At the very least, the RAA would increase the number and kind of rules courts will likely review and allow special interests to extend their resources in order to delay more rules through litigation. The RAA would also change the standard of review for the new categories of major and high-impact rules, providing less judicial deference to agency determinations.

The “substantial evidence” standard required for major and high-impact rules under the RAA provides less judicial deference to agency decision making than the “arbitrary and capricious” standard currently used to review most regulations. The arbitrary and capricious standard developed out of a judicial preference to defer to agency expertise and reluctance by the courts to substitute their judgment for the informed determinations of agencies.2 The substantial evidence standard exists under current law, but it has been used only infrequently.
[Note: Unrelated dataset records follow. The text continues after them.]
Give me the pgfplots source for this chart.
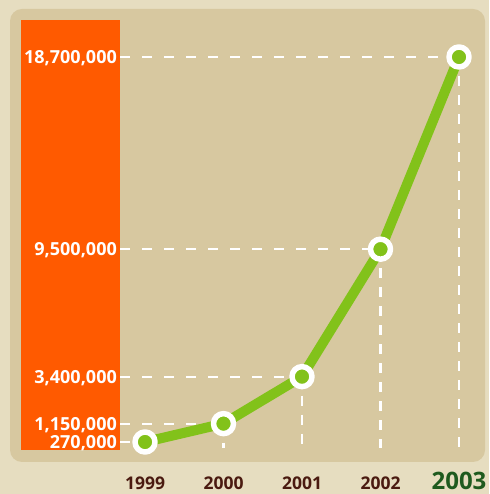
\documentclass[border=0pt]{standalone}
\usepackage{pgfplots}
\pgfplotsset{compat=1.18}
\usepackage{fontspec}
\setmainfont{Open Sans}
\definecolor{outerbg}{HTML}{E6DDC0}
\definecolor{panel}{HTML}{D7C8A0}
\definecolor{orangebar}{HTML}{FF5A00}
\definecolor{lgreen}{HTML}{82C21A}
\definecolor{brownt}{HTML}{4A1A10}
\definecolor{dgreen}{HTML}{1E5A1E}
\begin{document}
\begin{tikzpicture}[x=1pt,y=1pt]
\useasboundingbox (0,0) rectangle (489,494);
\fill[outerbg] (0,0) rectangle (489,494);
\fill[panel, rounded corners=12pt] (10,32) rectangle (485,485);
\fill[orangebar] (21,44) rectangle (120,474);
\begin{axis}[
  at={(120pt,44pt)}, anchor=south west,
  scale only axis, width=339pt, height=393pt,
  xmin=1998.6815, xmax=2003, ymin=-113000, ymax=18700000,
  clip=false,
  axis line style={draw=none}, tick style={draw=none},
  xtick={1999,2000,2001,2002,2003},
  xticklabels={1999,2000,2001,2002,{\fontsize{24}{24}\selectfont\color{dgreen}2003}},
  xticklabel style={anchor=base, yshift=-39pt, font=\fontsize{17.5}{18}\selectfont\bfseries, text=brownt, inner sep=0pt},
  ytick={270000,1150000,3400000,9500000,18700000},
  yticklabels={{270,000},{1,150,000},{3,400,000},{9,500,000},{18,700,000}},
  yticklabel style={anchor=base east, xshift=-3pt, yshift=-6.5pt, font=\fontsize{18}{18}\selectfont\bfseries, text=white, inner sep=0pt},
  scaled y ticks=false,
]
% horizontal guide lines
\addplot[white, line width=2.2pt, dash pattern=on 10pt off 12pt] coordinates {(1998.6815,270000) (1999,270000)};
\addplot[white, line width=2.2pt, dash pattern=on 10pt off 12pt] coordinates {(1998.6815,1150000) (2000,1150000)};
\addplot[white, line width=2.2pt, dash pattern=on 10pt off 12pt] coordinates {(1998.6815,3400000) (2001,3400000)};
\addplot[white, line width=2.2pt, dash pattern=on 10pt off 12pt] coordinates {(1998.6815,9500000) (2002,9500000)};
\addplot[white, line width=2.2pt, dash pattern=on 10pt off 12pt] coordinates {(1998.6815,18700000) (2003,18700000)};
% vertical guide lines
\addplot[white, line width=2.2pt, dash pattern=on 10pt off 9pt] coordinates {(2000,1150000) (2000,-17000)};
\addplot[white, line width=2.2pt, dash pattern=on 10pt off 9pt] coordinates {(2001,3400000) (2001,-17000)};
\addplot[white, line width=2.2pt, dash pattern=on 10pt off 9pt] coordinates {(2002,9500000) (2002,-17000)};
\addplot[white, line width=2.2pt, dash pattern=on 10pt off 9pt] coordinates {(2003,18700000) (2003,-17000)};
% data line
\addplot[lgreen, line width=10pt, line join=round, mark=*, mark size=10pt,
  mark options={fill=lgreen, draw=white, line width=5.5pt}]
  coordinates {(1999,270000) (2000,1150000) (2001,3400000) (2002,9500000) (2003,18700000)};
\end{axis}
\end{tikzpicture}
\end{document}
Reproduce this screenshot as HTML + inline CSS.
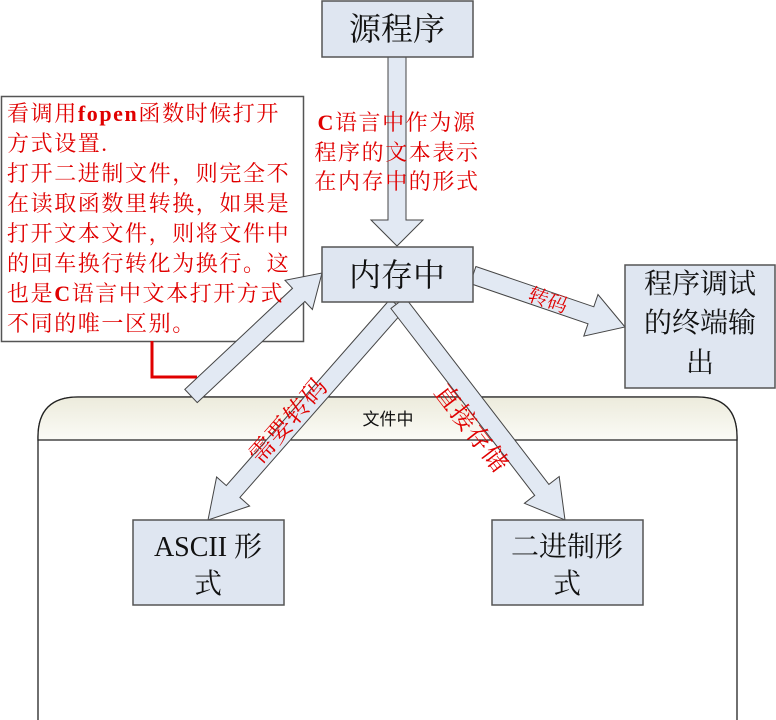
<!DOCTYPE html>
<html><head><meta charset="utf-8"><style>
html,body{margin:0;padding:0;background:#fff;}
svg{display:block;}
.n{font-family:"Liberation Serif","Noto Serif CJK SC",serif;fill:#111;}
.r{font-family:"Liberation Serif","Noto Serif CJK SC",serif;fill:#e00000;}
</style></head><body>
<svg width="776" height="720" viewBox="0 0 776 720" xmlns="http://www.w3.org/2000/svg">
<defs>
<linearGradient id="hg" x1="0" y1="0" x2="0" y2="1">
<stop offset="0" stop-color="#ecebdc"/><stop offset="1" stop-color="#fbfbf6"/>
</linearGradient>
</defs>
<path d="M38,720 L38,440 L38,437 Q38,397 78,397 L697,397 Q737,397 737,437 L737,720" fill="#fff" stroke="#222" stroke-width="1.3"/>
<path d="M38,440 L38,437 Q38,397 78,397 L697,397 Q737,397 737,437 L737,440 Z" fill="url(#hg)" stroke="#222" stroke-width="1.3"/>
<text x="388" y="425" font-family="'Liberation Sans','Noto Sans CJK SC',sans-serif" font-size="17" text-anchor="middle" fill="#111">文件中</text>

<rect x="1.5" y="96.5" width="302" height="245" fill="#fff" stroke="#555" stroke-width="1.5"/>
<polyline points="152,341 152,377 197,377" fill="none" stroke="#e00000" stroke-width="3"/>

<g fill="#e2e9f3" stroke="#444" stroke-width="1">
<polygon points="388,57 406,57 406,220 423,220 397,246 371,220 388,220"/>
<polygon points="197.2,402.6 304.9,301.5 312.4,309.5 322,273 285.0,280.3 292.5,288.3 184.8,389.4"/>
<polygon points="403.8,310.9 239.9,497.4 249.6,506.0 208,520 216.6,477.0 226.3,485.6 390.2,299.1"/>
<polygon points="390.9,308.5 534.7,495.4 524.4,503.3 565,520 559.2,476.5 548.9,484.4 405.1,297.5"/>
<polygon points="470.1,283.5 588.0,323.8 583.8,336.1 625,327 598.0,294.5 593.8,306.8 475.9,266.5"/>
</g>

<g fill="#dfe6f1" stroke="#555" stroke-width="1.5">
<rect x="322" y="1" width="151" height="56"/>
<rect x="322" y="247" width="151" height="55"/>
<rect x="625" y="265" width="150" height="123"/>
<rect x="133" y="520" width="151" height="85"/>
<rect x="492" y="520" width="151" height="85"/>
</g>
<text class="n" x="397" y="40" font-size="32" text-anchor="middle">源程序</text>
<text class="n" x="397" y="286" font-size="32" text-anchor="middle">内存中</text>
<g class="n" font-size="28" text-anchor="middle">
<text x="700" y="293">程序调试</text>
<text x="700" y="332">的终端输</text>
<text x="700" y="372">出</text>
<text x="208" y="556">ASCII 形</text>
<text x="208" y="593">式</text>
<text x="567" y="556">二进制形</text>
<text x="567" y="593">式</text>
</g>

<g class="r" font-size="22" letter-spacing="1.6">
<text x="7" y="121">看调用<tspan font-weight="bold">fopen</tspan>函数时候打开</text>
<text x="7" y="151">方式设置.</text>
<text x="7" y="181">打开二进制文件，则完全不</text>
<text x="7" y="211">在读取函数里转换，如果是</text>
<text x="7" y="241">打开文本文件，则将文件中</text>
<text x="7" y="271">的回车换行转化为换行。这</text>
<text x="7" y="301">也是<tspan font-weight="bold">C</tspan>语言中文本打开方式</text>
<text x="7" y="331">不同的唯一区别。</text>
</g>
<g class="r" font-size="22" letter-spacing="1.6" text-anchor="middle">
<text x="397" y="130"><tspan font-weight="bold">C</tspan>语言中作为源</text>
<text x="397" y="160">程序的文本表示</text>
<text x="397" y="189">在内存中的形式</text>
</g>
<text class="r" font-size="20" text-anchor="middle" y="7" transform="translate(548,300) rotate(19)">转码</text>
<text class="r" font-size="25" text-anchor="middle" y="9" letter-spacing="1" transform="translate(288,420) rotate(-48.7)">需要转码</text>
<text class="r" font-size="25" text-anchor="middle" y="9" letter-spacing="1" transform="translate(472,428) rotate(52.4)">直接存储</text>
</svg>
</body></html>
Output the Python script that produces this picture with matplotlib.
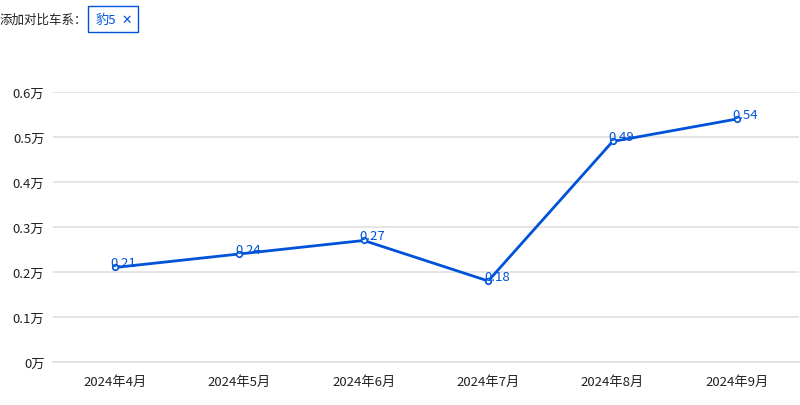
import matplotlib.pyplot as plt
from matplotlib.patches import Rectangle

plt.rcParams['font.family'] = ['Noto Sans CJK SC', 'DejaVu Sans']

# data
months = ['2024年4月', '2024年5月', '2024年6月', '2024年7月', '2024年8月', '2024年9月']
sales = [0.21, 0.24, 0.27, 0.18, 0.49, 0.54]
y_ticks = [0, 0.1, 0.2, 0.3, 0.4, 0.5, 0.6]
y_labels = ['0万', '0.1万', '0.2万', '0.3万', '0.4万', '0.5万', '0.6万']

blue = '#0052d9'

fig = plt.figure(figsize=(8, 4.06), dpi=100)
ax = fig.add_axes([0.066, 0.106, 0.933, 0.665])

x = range(len(months))
ax.plot(x, sales, color=blue, linewidth=2, marker='o', markersize=4,
        markerfacecolor='white', markeredgecolor=blue, markeredgewidth=1.2, zorder=3)
for xi, v in zip(x, sales):
    ax.annotate(f'{v:g}', (xi, v), xytext=(-3, 1), textcoords='offset points',
                ha='left', va='baseline', color=blue, fontsize=9.5, zorder=4)

ax.set_xlim(-0.5, len(months) - 0.5)
ax.set_ylim(0, 0.6)
ax.set_yticks(y_ticks)
ax.set_yticklabels(y_labels)
ax.set_xticks(list(x))
ax.set_xticklabels(months)
ax.tick_params(axis='both', length=0, labelsize=9.5, colors='#222222')
ax.tick_params(axis='y', pad=6)
ax.tick_params(axis='x', pad=9)
ax.grid(axis='y', color='#e0e0e0', linewidth=1.2)
ax.set_axisbelow(True)
for s in ['top', 'right', 'left']:
    ax.spines[s].set_visible(False)
ax.spines['bottom'].set_color('#e0e0e0')
ax.spines['bottom'].set_linewidth(1.2)

# header filter
fig.text(0.0, 1 - 20 / 406, '添加对比车系：', fontsize=9, color='#222222', va='center', ha='left')
fig.patches.append(Rectangle((88 / 800, 1 - 33 / 406), 50 / 800, 26 / 406,
                             transform=fig.transFigure, fill=False,
                             edgecolor=blue, linewidth=1))
fig.text(96 / 800, 1 - 20 / 406, '豹5', fontsize=9.5, color=blue, va='center', ha='left')
fig.text(121 / 800, 1 - 20 / 406, '✕', fontsize=9, color=blue, va='center', ha='left',
         fontweight='bold', family=['DejaVu Sans'])

fig.savefig('out.png', dpi=100)
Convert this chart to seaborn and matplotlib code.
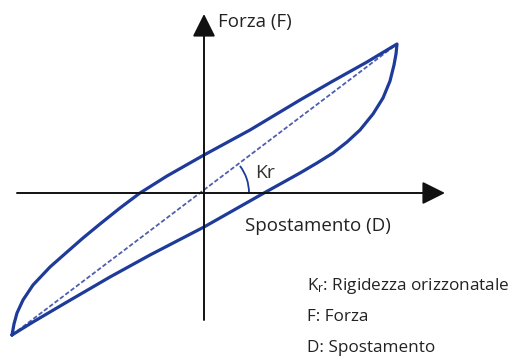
import matplotlib
matplotlib.use("Agg")
import matplotlib.pyplot as plt
import seaborn as sns
import pandas as pd
from matplotlib.patches import Arc

# Upper (loading) branch, bottom-left -> top-right
upper_x = [-192, -190, -187, -181, -171, -154, -137, -121, -104, -84, -64, -37, 0, 46, 96, 129, 163, 183, 193]
upper_y = [-142, -131, -120, -107, -92, -74, -59, -45, -31, -15, 0, 17, 38, 63, 93, 112, 131, 143, 149]
# Lower (unloading) branch, top-right -> bottom-left
lower_x = [193, 192, 190, 186, 179, 169, 156, 143, 129, 113, 96, 60, 30, 0, -54, -94, -137, -171, -192]
lower_y = [149, 139, 128, 112, 95, 79, 63, 51, 40, 30, 20, 0, -17, -34, -62, -84, -109, -129, -142]
# Secant stiffness line (Kr)
secant_x = [-192, 193]
secant_y = [-142, 149]

x_axis_label = "Spostamento (D)"
y_axis_label = "Forza (F)"
kr_label = "Kr"
legend_lines = [r"$\mathregular{K_r}$: Rigidezza orizzonatale", "F: Forza", "D: Spostamento"]

sns.set_style("white")
plt.rcParams["font.family"] = ["Open Sans", "DejaVu Sans"]
plt.rcParams["mathtext.fontset"] = "custom"
plt.rcParams["mathtext.rm"] = "Open Sans"
plt.rcParams["mathtext.it"] = "Open Sans"

loop = pd.DataFrame({"x": upper_x + lower_x, "y": upper_y + lower_y})
sec = pd.DataFrame({"x": secant_x, "y": secant_y})

fig = plt.figure(figsize=(5.16, 3.58), dpi=100)
ax = fig.add_axes([0, 0, 1, 1])
ax.set_xlim(-204, 312)
ax.set_ylim(-165, 193)
ax.axis("off")

blue = "#1e3b9a"
# axes with arrows
ax.annotate("", xy=(241, 0), xytext=(-187, 0),
            arrowprops=dict(arrowstyle="-|>,head_length=1.0,head_width=0.5",
                            mutation_scale=14, color="#111111", lw=1.4,
                            shrinkA=0, shrinkB=0))
ax.annotate("", xy=(0, 179), xytext=(0, -127),
            arrowprops=dict(arrowstyle="-|>,head_length=1.0,head_width=0.5",
                            mutation_scale=14, color="#111111", lw=1.4,
                            shrinkA=0, shrinkB=0))

sns.lineplot(data=sec, x="x", y="y", sort=False, estimator=None, ax=ax,
             color="#4e5fb0", lw=1.3, dashes=False, linestyle=(0, (2.5, 1.2)))
sns.lineplot(data=loop, x="x", y="y", sort=False, estimator=None, ax=ax,
             color=blue, lw=2.3, solid_joinstyle="round", solid_capstyle="round")

ax.add_patch(Arc((0, 0), 90, 90, theta1=0, theta2=37, color=blue, lw=1.3))

ax.set_xlabel("")
ax.set_ylabel("")

txt_color = "#222222"
ax.text(14, 171, y_axis_label, fontsize=13.5, color=txt_color, va="center", ha="left")
ax.text(41, -33, x_axis_label, fontsize=13.5, color=txt_color, va="center", ha="left")
ax.text(51, 20, kr_label, fontsize=14, color="#333333", va="center", ha="left")
for i, s in enumerate(legend_lines):
    ax.text(103, -93 - 31 * i, s, fontsize=12.3, color=txt_color, va="center", ha="left")

fig.savefig("out.png", dpi=100)
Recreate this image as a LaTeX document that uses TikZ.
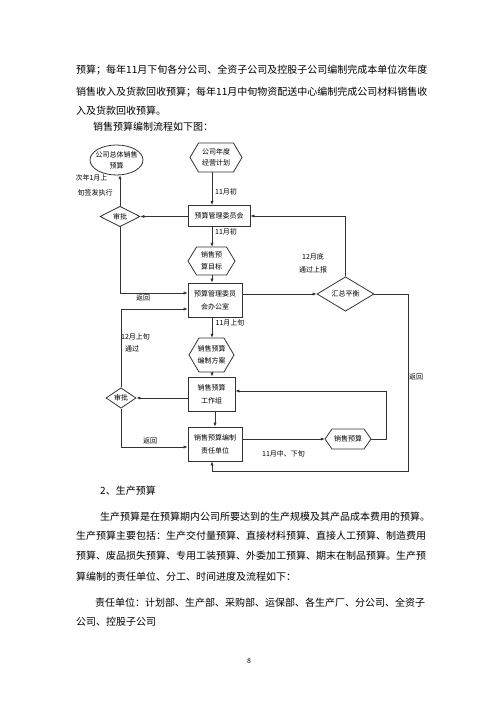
\documentclass[tikz,border=0pt]{standalone}
\usepackage{fontspec}
\setmainfont{Noto Sans CJK SC}
\usetikzlibrary{arrows.meta,shapes.geometric,calc}
\newcommand\hxn[6]{%
  \node[hexl, minimum width=2*#3, minimum height=2*#4] (#1) at (#2) {#6};
  \draw[shp] ($(#1.center)+(-#3,0)$) -- ($(#1.center)+(-#3+#5,-#4)$) -- ($(#1.center)+(#3-#5,-#4)$) -- ($(#1.center)+(#3,0)$) -- ($(#1.center)+(#3-#5,#4)$) -- ($(#1.center)+(-#3+#5,#4)$) -- cycle;}
\begin{document}
\begin{tikzpicture}[x=1pt,y=-1pt,
  body/.style={anchor=west, inner sep=0, font=\fontsize{10}{12}\selectfont},
  lbl/.style={inner sep=0, font=\fontsize{7}{11}\selectfont, align=center},
  hexl/.style={inner sep=0, font=\fontsize{7}{11.5}\selectfont, align=center},
  shp/.style={line width=0.8pt, draw=black!80},
  box/.style={draw=black!80, line width=0.8pt, inner sep=0, align=center, font=\fontsize{7}{13}\selectfont},
  dia/.style={draw=black!80, shape=diamond, line width=0.8pt, inner sep=0, font=\fontsize{7}{9}\selectfont},
  con/.style={line width=0.7pt, draw=black!80},
  arr/.style={con, -{Latex[length=4pt,width=3.2pt]}}]
\useasboundingbox (0,0) rectangle (500,708);
\fill[white] (0,0) rectangle (500,708);

% body text above
\node[body] (t1) at (76,70.5) {预算；每年11月下旬各分公司、全资子公司及控股子公司编制完成本单位次年度};
\node[body] (t2) at (76,92) {销售收入及货款回收预算；每年11月中旬物资配送中心编制完成公司材料销售收};
\node[body] (t3) at (76,111) {入及货款回收预算。};
\node[body] (t4) at (93,126.5) {销售预算编制流程如下图：};

% flowchart nodes
\coordinate (sp) at (212,0);
\node[lbl, minimum width=53pt, minimum height=30pt] (E) at (116.5,160) {公司总体销售\\预算};
\draw[shp] (E.center) ellipse [x radius=26.5, y radius=15];
\hxn{H1}{216,157.5}{26}{14.5}{8.5}{公司年度\\经营计划}
\node[box, minimum width=62pt, minimum height=21pt] (B1) at (219,216) {预算管理委员会};
\node[dia, minimum width=40pt, minimum height=18pt] (D1) at (120,216.5) {审批};
\hxn{H2}{211.5,261}{23.5}{14}{8.5}{销售预\\算目标}
\node[box, minimum width=54pt, minimum height=34pt] (B2) at (215,300) {预算管理委员\\会办公室};
\node[dia, minimum width=57pt, minimum height=33pt] (D3) at (345.5,294) {汇总平衡};
\hxn{H3}{211.5,355}{22.5}{17}{10}{销售预算\\编制方案}
\node[box, minimum width=47pt, minimum height=34pt] (B3) at (211.5,394) {销售预算\\工作组};
\node[dia, minimum width=30pt, minimum height=20pt] (D2) at (121,398) {审批};
\node[box, minimum width=54pt, minimum height=34pt] (B4) at (215,444) {销售预算编制\\责任单位};
\hxn{H4}{348,439}{23}{10}{7}{销售预算}

% connectors
\draw[arr] (H1.south -| sp) -- (B1.north -| sp);
\node[lbl] (L1) at (226,192) {11月初};
\draw[arr] (B1.south -| sp) -- (H2.north -| sp);
\node[lbl] (L2) at (226,232) {11月初};
\draw[arr] (H2.south -| sp) -- (B2.north -| sp);
\draw[arr] (B2.south -| sp) -- (H3.north -| sp);
\node[lbl] (L3) at (230,323) {11月上旬};
\draw[arr] (H3.south -| sp) -- (B3.north -| sp);
\draw[arr] (B3.south -| B4) -- (B4.north);

\draw[arr] (B1.west |- D1.east) -- (D1.east);
\draw[arr] (D1.north) -- (D1.north |- E.south);
\node[lbl] (L4) at (91.5,178) {次年1月上};
\node[lbl] (L5) at (95,193) {旬签发执行};
\draw[arr] (D1.south) |- ($(B2.west)+(0,-7)$);
\node[lbl] (L6) at (143,297.5) {返回};
\draw[arr] (D2.north) |- ($(B2.west)+(0,9)$);
\node[lbl] (L7) at (135.5,337) {12月上旬};
\node[lbl] (L8) at (132,349) {通过};

\draw[arr] (B2.east |- D3.west) -- (D3.west);
\draw[arr] (D3.north) |- (B1.east);
\node[lbl] (L9) at (313,257) {12月底};
\node[lbl] (L10) at (313,270) {通过上报};

\coordinate (rr) at (408,0);
\coordinate (bb) at (0,471);
\draw[arr] (D3.east) -- (D3.east -| rr) -- (rr |- bb) -- (sp |- bb) -- (B4.south -| sp);
\node[lbl, anchor=west] (L11) at (409,377) {返回};

\draw[arr] (B3.west |- D2.east) -- (D2.east);
\draw[arr] (D2.south) |- ($(B4.west)+(0,3)$);
\node[lbl] (L12) at (150,441) {返回};
\draw[arr] (B4.east |- H4.west) -- (H4.west);
\node[lbl] (L13) at (283.5,454) {11月中、下旬};
\draw[arr] (H4.east) -- ++(15,0) |- ($(B3.east)+(0,-3)$);

% body text below
\node[body] (s1) at (100,491) {2、生产预算};
\node[body] (s2) at (100,517) {生产预算是在预算期内公司所要达到的生产规模及其产品成本费用的预算。};
\node[body] (s3) at (76,536) {生产预算主要包括：生产交付量预算、直接材料预算、直接人工预算、制造费用};
\node[body] (s4) at (76,556) {预算、废品损失预算、专用工装预算、外委加工预算、期末在制品预算。生产预};
\node[body] (s5) at (76,577) {算编制的责任单位、分工、时间进度及流程如下：};
\node[body] (s6) at (95,603) {责任单位：计划部、生产部、采购部、运保部、各生产厂、分公司、全资子};
\node[body] (s7) at (76,622) {公司、控股子公司};
\node[inner sep=0, font=\fontsize{7}{8}\selectfont] (pg) at (249,661) {8};
\end{tikzpicture}
\end{document}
Because a much larger set of rules would be subject to formal hearing requirements and judicial review under a less deferential standard, courts could see a sharp rise in the number of agency actions they must review. Courts would also be asked to re-evaluate the complex determinations made by agencies during the rulemaking process, including cost-benefit analysis, putting the courts in a position to second-guess agency decisions where they have expressed reluctance to do so. Finally, section 7 of the bill removes judicial deference to an agency’s determination of the costs and benefits of the regulatory action if the agency’s actions did not comport with OIRA’s guidelines, placing increased importance on implementation guidelines that afford agencies little flexibility.

ENDNOTES

1 This is the definition that President Reagan used in his E.O. 12291 on Federal Regulation. That definition was modified in 1993 by President Clinton’s E.O. 12866, Regulatory Planning and Review. Under E.O. 12866, a significant rule is not only focused on costs, but also on overall impacts, and covers adverse impacts (not increased costs) to environment, health and safety, and other items not included in the E.O. 12291 definition.

2 Chevron U.S.A., Inc. v. Natural Resources Defense Council, 467 U.S. 837 (1984). The U.S. Supreme Court “recognized that considerable weight should be accorded to an executive department's construction of a statutory scheme it is entrusted to administer, and the principle of deference to administrative interpretations has been consistently followed by this Court whenever decision as to the meaning or reach of a statute has involved reconciling conflicting policies, and a full understanding of the force of the statutory policy in the given situation has depended upon more than ordinary knowledge respecting the matters subjected to agency regulations.”